Goldman slashes iron ore forecast 18pc on weak Chinese demand

Original article by Joanne Tran
The Australian Financial Review – Page: 27 : 7-Jun-23

Investment bank Goldman Sachs has downgraded its three-month price target for iron ore to $US80 per tonne, and it now expects demand for the steel input to be flat in 2023. Goldman Sachs anticipates that there will be a global surplus of iron ore for the first time since 2018, and this surplus will increase in 2024. The firm also expects the iron ore price to average $US90 per tonne in the first half of 2023, compared with its previous forecast of $US110/tonne.

CORPORATES
THE GOLDMAN SACHS GROUP INCORPORATED

Iron ore, coal price rises add $22b to the bank

Original article by Mark Ludlow
The Australian Financial Review – Page: B12 : 10-May-23

The budget papers show that the Treasury has upgraded its price assumptions for key export commodities.
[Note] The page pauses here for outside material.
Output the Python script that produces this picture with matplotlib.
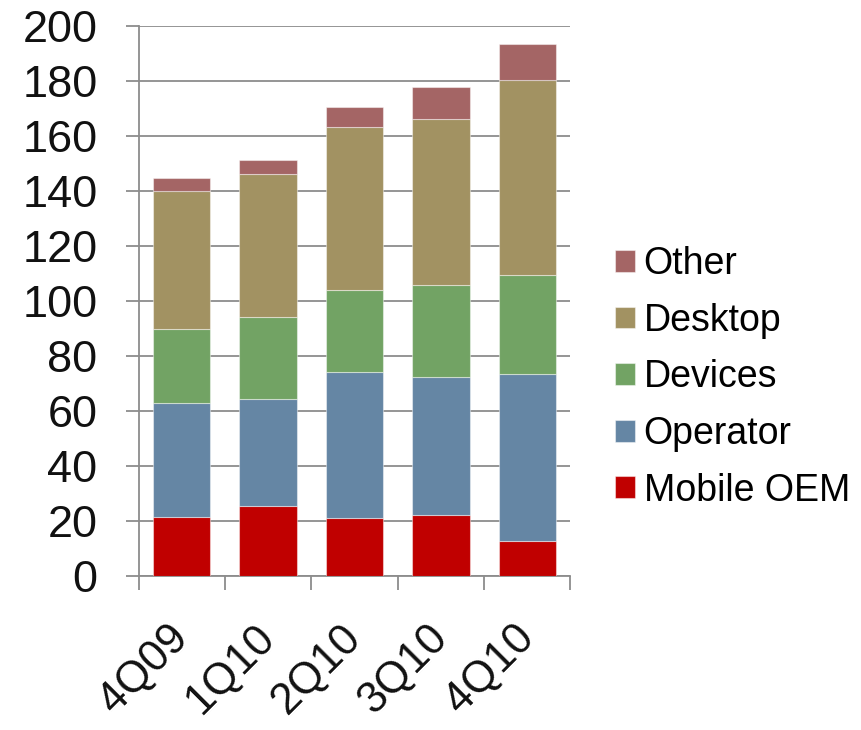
import numpy as np
import matplotlib
matplotlib.use("Agg")
import matplotlib.pyplot as plt
from matplotlib.transforms import ScaledTranslation

plt.rcParams['font.family'] = ['Liberation Sans', 'DejaVu Sans']

# Quarterly revenue by segment
quarters = ["4Q09", "1Q10", "2Q10", "3Q10", "4Q10"]
mobile_oem = [21.3, 25.5, 21.1, 22.1, 12.7]
operator = [41.7, 39.0, 53.1, 50.3, 60.8]
devices = [27.0, 29.8, 29.9, 33.6, 36.1]
desktop = [50.1, 52.0, 59.2, 60.4, 71.0]
other = [4.8, 5.2, 7.4, 11.7, 13.1]

series = [
    ("Mobile OEM", mobile_oem, "#c00000"),
    ("Operator", operator, "#6586a4"),
    ("Devices", devices, "#72a364"),
    ("Desktop", desktop, "#a29262"),
    ("Other", other, "#a46565"),
]

fig = plt.figure(figsize=(8.61, 7.30), dpi=100)
ax = fig.add_axes([0.1609, 0.2114, 0.5017, 0.7523])

x = np.arange(len(quarters))
bottom = np.zeros(len(quarters))
for name, vals, col in series:
    ax.bar(x, vals, 0.665, bottom=bottom, color=col, label=name,
           edgecolor=(1, 1, 1, 0.45), linewidth=0.8, zorder=3)
    bottom += np.array(vals)

ax.set_xlim(-0.5, len(quarters) - 0.5)
ax.set_ylim(0, 200)
ax.set_yticks(np.arange(0, 201, 20))
ax.yaxis.grid(True, color="#8c8c8c", linewidth=1.3, zorder=0)
ax.set_axisbelow(True)

for side in ("top", "right"):
    ax.spines[side].set_visible(False)
for side in ("left", "bottom"):
    ax.spines[side].set_color("#8c8c8c")
    ax.spines[side].set_linewidth(1.3)

ax.tick_params(axis="y", colors="#8c8c8c", length=9.5, width=1.3, pad=20,
               labelsize=32.5, labelcolor="#111111")
ax.set_xticks(x)
ax.set_xticklabels(quarters, rotation=45, ha="right", va="top",
                   rotation_mode="anchor")
ax.tick_params(axis="x", which="major", length=0, pad=30, labelsize=31.5,
               labelcolor="#111111")
# shift the slanted labels a little to the left
shift = ScaledTranslation(-10 / 72, 0, fig.dpi_scale_trans)
for lbl in ax.get_xticklabels():
    lbl.set_transform(lbl.get_transform() + shift)
ax.set_xticks(np.arange(-0.5, len(quarters), 1), minor=True)
ax.tick_params(axis="x", which="minor", length=10, width=1.3, colors="#8c8c8c")

handles, labels = ax.get_legend_handles_labels()
fig.legend(handles[::-1], labels[::-1], loc="center left",
           bbox_to_anchor=(0.7143, 0.4830), frameon=False, fontsize=27,
           handlelength=0.52, handleheight=0.52, handletextpad=0.24,
           labelspacing=0.55, borderpad=0, borderaxespad=0)

fig.savefig("out.png", dpi=100)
Treasury has traditionally adopted a conservative approach to commodity price forecasts, which was reflected in the federal government’s first budget in October. The iron ore price had been forecast to be around $US55 per tonne by now, but this has been upgraded to $US60/tonne. The price assumptions for LNG, thermal coal and metallurgical coal have also been upgraded. Treasury expects the revised price assumptions to boost the budget bottom line by around $2bn.

CORPORATES
AUSTRALIA. DEPT OF THE TREASURY

The bears are out again for iron ore

Original article by Sean Smith
The West Australian – Page: Online : 21-Apr-23

The iron ore price has averaged $US109 per tonne in Singapore trading so far in the 2022-23 financial year, having peaked at around $US130 a tonne in March. The price of the steel input remains well above the Western Australian government’s revised full-year forecast of $US87.40 per tonne, which was issued in December. However, some analysts are bearish about the outlook for the iron price over the medium-term, citing factors such as rising output from major producers and a slower than expected rebound in demand for steel in China’s construction industry. Iron ore is WA’s biggest export earner.

CORPORATES

Goldman Sachs rules Rio buy

Original article by Joanne Tran
The Australian Financial Review – Page: 26 : 7-Mar-23

Investment bank Goldman Sachs is upbeat about the outlook for iron ore, upgrading its price forecast for the steel input in 2023 to $US120 per tonne. Its previous forecast was $US100 a tonne. Goldman Sachs expects an iron ore deficit of 43 million tonnes, due to factors such as rising demand from China as the nation’s economy reopens. The firm has a ‘buy’ recommendation on Rio Tinto’s shares and a ‘sell’ rating on Fortescue Metals Group, while it has a ‘neutral’ position regarding BHP.

CORPORATES
THE GOLDMAN SACHS GROUP INCORPORATED, RIO TINTO LIMITED – ASX RIO, FORTESCUE METALS GROUP LIMITED – ASX FMG, BHP GROUP LIMITED – ASX BHP

Aussie gold production set to grow

Original article by Stuart McKinnon
The West Australian – Page: Online : 16-Mar-22

Fitch Solutions is upbeat regarding the near-term outlook for Australian gold producers. The research house has forecast that local gold production will grow by an average of one per cent over 2022-2026, and gold output will rise from 10.8 million ounces in 2021 to at least 11.15 million ounces in 2031. The firm now expects the gold price to average $US1,900/oz in 2022, compared with its previous forecast of $US1,700/oz; it notes that the invasion of Ukraine has prompted renewed interest in gold as a ‘safe haven’ asset.